→ **What you have to do**
Pick out all lines in the listing holding the string "that" and copy them.

** START OF Data listing **

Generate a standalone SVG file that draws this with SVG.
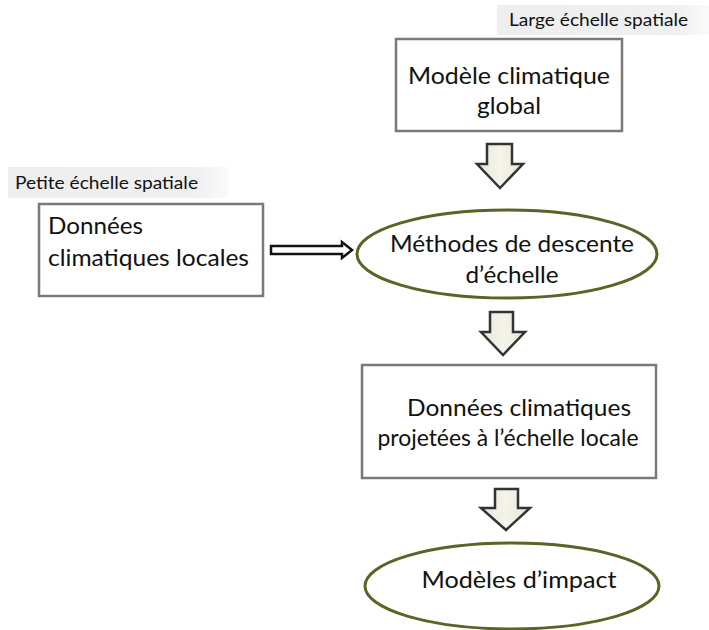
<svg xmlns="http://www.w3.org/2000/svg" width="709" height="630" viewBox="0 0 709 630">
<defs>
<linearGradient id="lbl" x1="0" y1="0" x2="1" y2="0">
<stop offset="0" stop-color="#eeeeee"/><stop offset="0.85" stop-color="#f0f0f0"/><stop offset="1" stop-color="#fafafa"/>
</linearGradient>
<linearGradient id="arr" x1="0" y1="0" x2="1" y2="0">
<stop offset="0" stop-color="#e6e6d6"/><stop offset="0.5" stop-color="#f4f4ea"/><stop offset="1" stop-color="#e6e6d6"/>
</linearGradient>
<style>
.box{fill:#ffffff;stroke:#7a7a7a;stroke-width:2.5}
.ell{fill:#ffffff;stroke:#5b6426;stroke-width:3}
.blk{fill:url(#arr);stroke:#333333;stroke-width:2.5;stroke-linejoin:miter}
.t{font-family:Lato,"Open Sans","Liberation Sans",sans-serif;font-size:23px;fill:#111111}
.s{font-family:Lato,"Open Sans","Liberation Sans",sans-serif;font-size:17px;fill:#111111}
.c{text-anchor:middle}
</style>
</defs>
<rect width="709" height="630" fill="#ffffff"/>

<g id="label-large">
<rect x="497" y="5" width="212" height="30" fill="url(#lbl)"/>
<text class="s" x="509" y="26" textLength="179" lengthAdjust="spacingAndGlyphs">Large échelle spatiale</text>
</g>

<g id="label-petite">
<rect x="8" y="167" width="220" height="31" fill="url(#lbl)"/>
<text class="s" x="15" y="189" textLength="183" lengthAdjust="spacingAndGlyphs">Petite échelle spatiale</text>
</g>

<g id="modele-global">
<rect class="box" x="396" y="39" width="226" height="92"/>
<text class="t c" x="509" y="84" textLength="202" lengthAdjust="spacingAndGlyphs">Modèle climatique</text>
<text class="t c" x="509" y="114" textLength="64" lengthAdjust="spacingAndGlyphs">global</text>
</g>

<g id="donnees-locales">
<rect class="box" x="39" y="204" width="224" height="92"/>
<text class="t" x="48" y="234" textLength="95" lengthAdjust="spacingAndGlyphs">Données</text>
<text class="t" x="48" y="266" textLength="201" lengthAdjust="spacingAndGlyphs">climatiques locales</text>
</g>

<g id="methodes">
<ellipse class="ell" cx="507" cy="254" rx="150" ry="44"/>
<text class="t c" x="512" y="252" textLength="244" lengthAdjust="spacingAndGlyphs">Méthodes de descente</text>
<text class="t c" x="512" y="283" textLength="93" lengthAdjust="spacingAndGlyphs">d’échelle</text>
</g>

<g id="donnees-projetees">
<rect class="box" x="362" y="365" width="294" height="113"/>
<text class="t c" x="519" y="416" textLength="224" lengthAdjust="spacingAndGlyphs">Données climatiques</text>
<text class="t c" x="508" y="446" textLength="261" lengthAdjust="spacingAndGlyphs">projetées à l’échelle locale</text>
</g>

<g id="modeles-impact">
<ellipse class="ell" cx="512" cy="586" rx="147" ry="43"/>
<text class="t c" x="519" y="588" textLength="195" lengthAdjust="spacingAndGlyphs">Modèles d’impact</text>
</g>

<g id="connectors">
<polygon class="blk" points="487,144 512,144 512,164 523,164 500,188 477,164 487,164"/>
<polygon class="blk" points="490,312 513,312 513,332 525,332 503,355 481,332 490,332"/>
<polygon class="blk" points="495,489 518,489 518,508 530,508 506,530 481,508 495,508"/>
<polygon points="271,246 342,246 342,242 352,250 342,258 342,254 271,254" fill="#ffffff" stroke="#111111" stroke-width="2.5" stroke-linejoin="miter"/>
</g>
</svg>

** END OF Data listing **
** START OF Data listing **

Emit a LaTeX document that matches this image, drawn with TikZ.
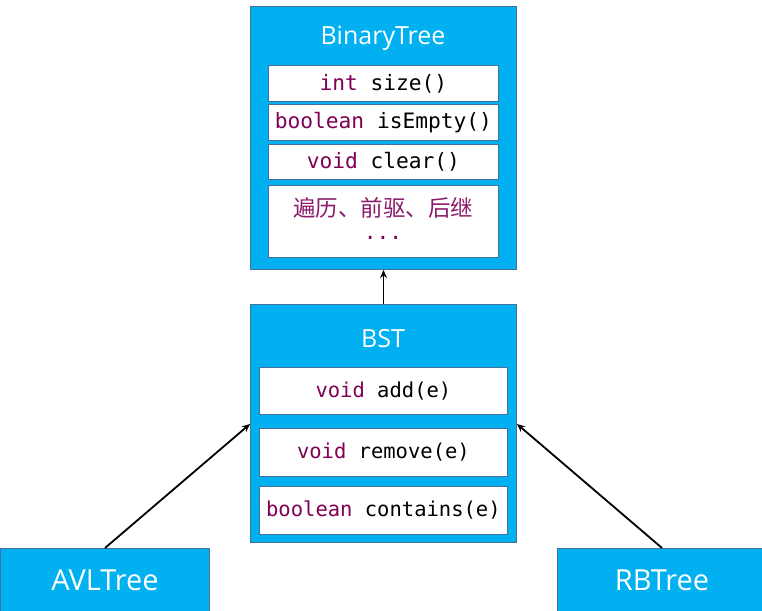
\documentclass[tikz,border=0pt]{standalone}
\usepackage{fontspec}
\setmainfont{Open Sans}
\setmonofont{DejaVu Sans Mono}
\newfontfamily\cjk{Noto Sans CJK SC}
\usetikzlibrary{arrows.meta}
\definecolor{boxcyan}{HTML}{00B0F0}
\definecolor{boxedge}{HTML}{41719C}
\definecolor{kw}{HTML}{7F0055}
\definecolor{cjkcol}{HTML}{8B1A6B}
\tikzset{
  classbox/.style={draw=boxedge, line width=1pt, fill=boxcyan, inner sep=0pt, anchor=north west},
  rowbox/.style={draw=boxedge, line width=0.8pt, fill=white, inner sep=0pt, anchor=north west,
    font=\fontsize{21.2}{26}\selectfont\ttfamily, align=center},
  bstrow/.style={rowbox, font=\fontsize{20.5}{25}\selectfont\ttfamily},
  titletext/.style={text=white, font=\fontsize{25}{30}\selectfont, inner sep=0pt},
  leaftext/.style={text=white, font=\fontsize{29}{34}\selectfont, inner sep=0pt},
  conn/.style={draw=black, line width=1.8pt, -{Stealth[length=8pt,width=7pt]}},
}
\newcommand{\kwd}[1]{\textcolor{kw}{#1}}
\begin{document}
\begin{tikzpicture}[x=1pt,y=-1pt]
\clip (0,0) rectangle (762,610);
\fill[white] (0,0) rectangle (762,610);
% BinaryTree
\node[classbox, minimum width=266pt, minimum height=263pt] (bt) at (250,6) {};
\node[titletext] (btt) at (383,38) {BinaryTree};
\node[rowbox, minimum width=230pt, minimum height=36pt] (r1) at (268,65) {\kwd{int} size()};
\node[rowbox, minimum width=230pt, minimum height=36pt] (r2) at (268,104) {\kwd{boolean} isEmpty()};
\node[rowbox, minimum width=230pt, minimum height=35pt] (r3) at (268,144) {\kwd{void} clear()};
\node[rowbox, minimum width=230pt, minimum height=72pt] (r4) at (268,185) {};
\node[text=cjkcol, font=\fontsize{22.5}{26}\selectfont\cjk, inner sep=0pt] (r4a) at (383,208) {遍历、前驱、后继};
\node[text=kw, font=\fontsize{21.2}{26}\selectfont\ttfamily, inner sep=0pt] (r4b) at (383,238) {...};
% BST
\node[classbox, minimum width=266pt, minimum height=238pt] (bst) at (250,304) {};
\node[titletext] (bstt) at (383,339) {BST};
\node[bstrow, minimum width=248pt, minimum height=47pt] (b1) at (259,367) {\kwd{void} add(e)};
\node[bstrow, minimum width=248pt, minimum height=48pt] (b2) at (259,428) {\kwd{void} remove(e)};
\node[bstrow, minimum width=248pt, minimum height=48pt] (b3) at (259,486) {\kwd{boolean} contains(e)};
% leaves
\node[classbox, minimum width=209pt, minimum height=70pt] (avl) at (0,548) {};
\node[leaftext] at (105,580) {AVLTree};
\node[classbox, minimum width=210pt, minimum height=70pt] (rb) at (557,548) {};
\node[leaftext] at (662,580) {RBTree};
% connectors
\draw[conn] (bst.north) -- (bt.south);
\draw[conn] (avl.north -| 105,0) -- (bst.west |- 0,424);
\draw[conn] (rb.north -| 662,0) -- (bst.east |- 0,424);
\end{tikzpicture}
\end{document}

** END OF Data listing **

→ **Final result**
Generate a standalone SVG file that draws this with SVG.
Emit a LaTeX document that matches this image, drawn with TikZ.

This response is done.